# Chien



## Cilquiestsuens

Good day to all,     I recently read an article claiming that the etymology of 'chien' as coming from latin can- was doubtful. Mostly because, it was claimed of the impossiblity to have this (i) sound in 'chien' derive from the (a) in 'can-'.    I am therefore asking the expert etymologists from this forum: what is your opinion?


----------



## CapnPrep

Cilquiestsuens said:


> Mostly because, it was claimed of the impossiblity to have this (i) sound in 'chien' derive from the (a) in 'can-'.


 This _i_ sound is a textbook example of Bartsch's Law. It is true that the phonetic mechanism behind this sound change is poorly understood, but the facts themselves are not in question. The development of _chien_ from _cane(m)_ is totally regular.

Could you please provide a reference for the article you read?


----------



## Cilquiestsuens

Thanks CapnPrep for your answer and for the very interesting link.  I can't find the article right now. It is in French the abstract of a dissertation from some Polish university, about the Gaulish substratum in French, asserting - rightfully in my opinion, that in a number of etymologies, the possibility of an influence of the Gaulish substratum wasn't even considered... (one example: ''char'' given from 'Latin' carrus). He quoted a few more convincing examples and.... chien... claiming a possible connection with the Celtic root 'ki' (plural: koun) (breton) / cu (Irish) that would better explain the (i) in French... This part, I thought was the weakest of his dissertation, hence my question. I'll find the abstract tomorrow and give you the exact reference. That part of his thesis isn't very well documented, it seems he is just throwing ideas around,  food for thought...


----------



## CapnPrep

Cilquiestsuens said:


> in a number of etymologies, the possibility of an influence of the Gaulish substratum wasn't even considered... (one example: ''char'' given from 'Latin' carrus)


Again, … The Gaulish origin of Latin _carrus_ or _carrum_ is widely accepted. See e.g. Ernout & Meillet:


> Les Romains, peuple sédentaire de propriétaires cultivant leur terre, n'avaient pas les grands chars à quatre roues où les groupes de conquérants gaulois transportaient leurs bagages et qui, la nuit, leur servaient à entourer leur camp.
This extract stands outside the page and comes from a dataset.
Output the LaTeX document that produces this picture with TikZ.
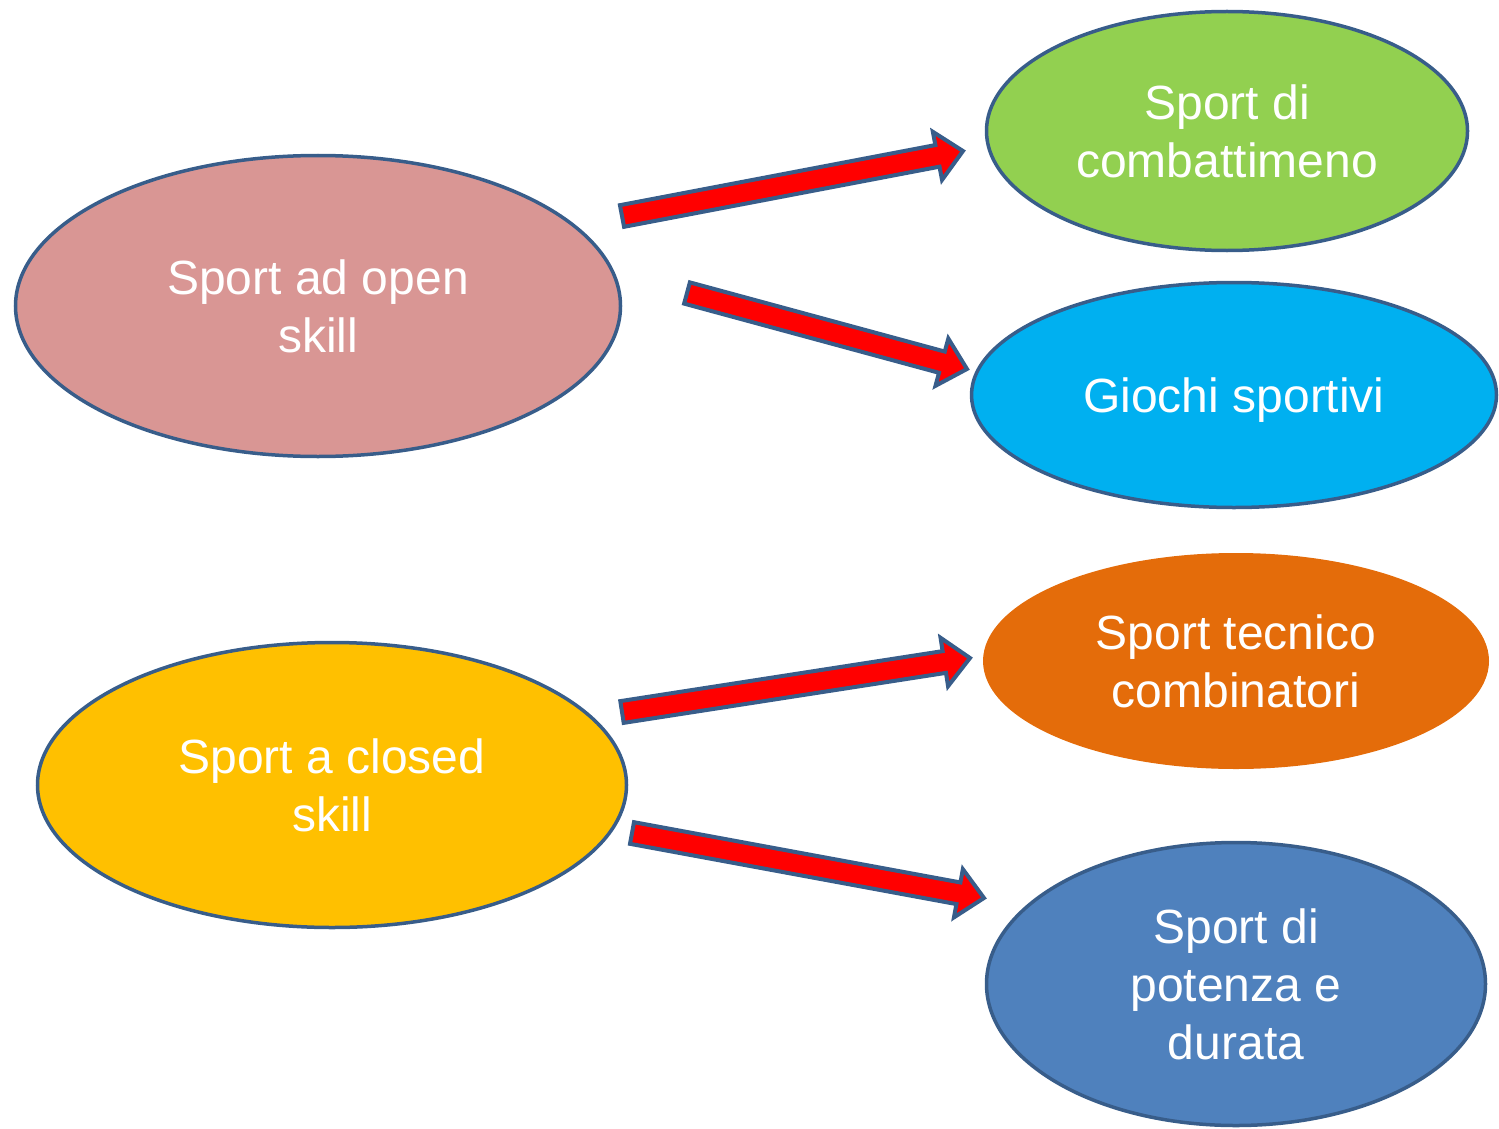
\documentclass[tikz,border=0pt]{standalone}
\usepackage{fontspec}
\setmainfont{Liberation Sans}
\usetikzlibrary{shapes.geometric,calc}

\definecolor{rim}{HTML}{385D8A}
\definecolor{openfill}{HTML}{D99694}
\definecolor{fightfill}{HTML}{92D050}
\definecolor{gamesfill}{HTML}{00B0F0}
\definecolor{techfill}{HTML}{E46C0A}
\definecolor{closedfill}{HTML}{FFC000}
\definecolor{powerfill}{HTML}{4F81BD}

\tikzset{
  bubble/.style={ellipse, draw=rim, line width=1.75pt, inner sep=0pt,
    text=white, align=center, font=\fontsize{24}{29}\selectfont},
  arrowbody/.style={draw=rim, fill=red, line width=2pt, line join=miter},
}

% block arrow from #1 to #2: red body, blue outline
\newcommand\blockarrow[2]{%
  \path[arrowbody] let \p1=($(#2)-(#1)$), \n1={atan2(\y1,\x1)},
      \n2={veclen(\x1,\y1)} in
    [shift={(#1)}, rotate=\n1]
    (0pt,-5.5pt) -- ({\n2*1pt-13pt},-5.5pt) -- ({\n2*1pt-13pt},-12.25pt)
    -- ({\n2*1pt},0pt) -- ({\n2*1pt-13pt},12.25pt) -- ({\n2*1pt-13pt},5.5pt)
    -- (0pt,5.5pt) -- cycle;}

\begin{document}
\begin{tikzpicture}[x=0.5pt,y=-0.5pt]
\path[use as bounding box] (0,0) rectangle (1499,1129);

% left-hand groups
\node[bubble, fill=openfill, minimum width=302.5pt, minimum height=150.5pt]
  (open) at (318,306) {Sport ad open\\skill};
\node[bubble, fill=closedfill, minimum width=294.5pt, minimum height=142.5pt]
  (closed) at (332,785) {Sport a closed\\skill};

% right-hand categories
\node[bubble, fill=fightfill, minimum width=240.5pt, minimum height=119.5pt]
  (fight) at (1227,131) {Sport di\\combattimeno};
\node[bubble, fill=gamesfill, minimum width=262.5pt, minimum height=112.5pt,
  text depth=0pt] (games) at (1234,395) {Giochi sportivi};
\node[bubble, draw=none, fill=techfill, minimum width=253pt, minimum height=108pt]
  (tech) at (1236,661) {Sport tecnico\\combinatori};
\node[bubble, fill=powerfill, minimum width=249.5pt, minimum height=141.5pt]
  (power) at (1236,984) {Sport di\\potenza e\\durata};

% arrow ends
\coordinate (a1s) at (622,216);  \coordinate (a1e) at (963,151);
\coordinate (a2s) at (687,293);  \coordinate (a2e) at (967,369);
\coordinate (a3s) at (622,712);  \coordinate (a3e) at (970,658);
\coordinate (a4s) at (632,833);  \coordinate (a4e) at (984,898);

\blockarrow{a1s}{a1e}
\blockarrow{a2s}{a2e}
\blockarrow{a3s}{a3e}
\blockarrow{a4s}{a4e}
\end{tikzpicture}
\end{document}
Ils en ont emprunté le nom aux Gaulois dont l'action en Italie a contribué à les délivrer de l'emprise étrusque. […] [L]es noms latins de véhicules de transport sont en général empruntés au gaulois.


The passage from Latin _carru(m)_ to French _char_ is again completely regular, and I don't see any need for, or evidence in favor of, supposing additional influence from Gaulish, although it could very well be the case that Gaulish speakers in the proto-French period used a word like _karro_ with the same meaning.


----------



## Cilquiestsuens

*Moderator note: Off-topic question about Gaulish substratum theory moved to new thread.*

In the case of 'chien', my query was motivated by the fact that in Modern Breton, 'chien' is *-ki* (plural *koun*) as well as in all Celtic languages and the word is attested in Old Irish too. 

I was struck by the similarity with a few northern 'dialects' of French (picard, chti), in which 'chien' is pronounced as '*kien*' (sometimes spelt '*quien*').


----------



## berndf

Cilquiestsuens said:


> I was struck by the similarity with a few northern 'dialects' of French (picard, chti), in which 'chien' is pronounced as '*kien*' (sometimes spelt '*quien*').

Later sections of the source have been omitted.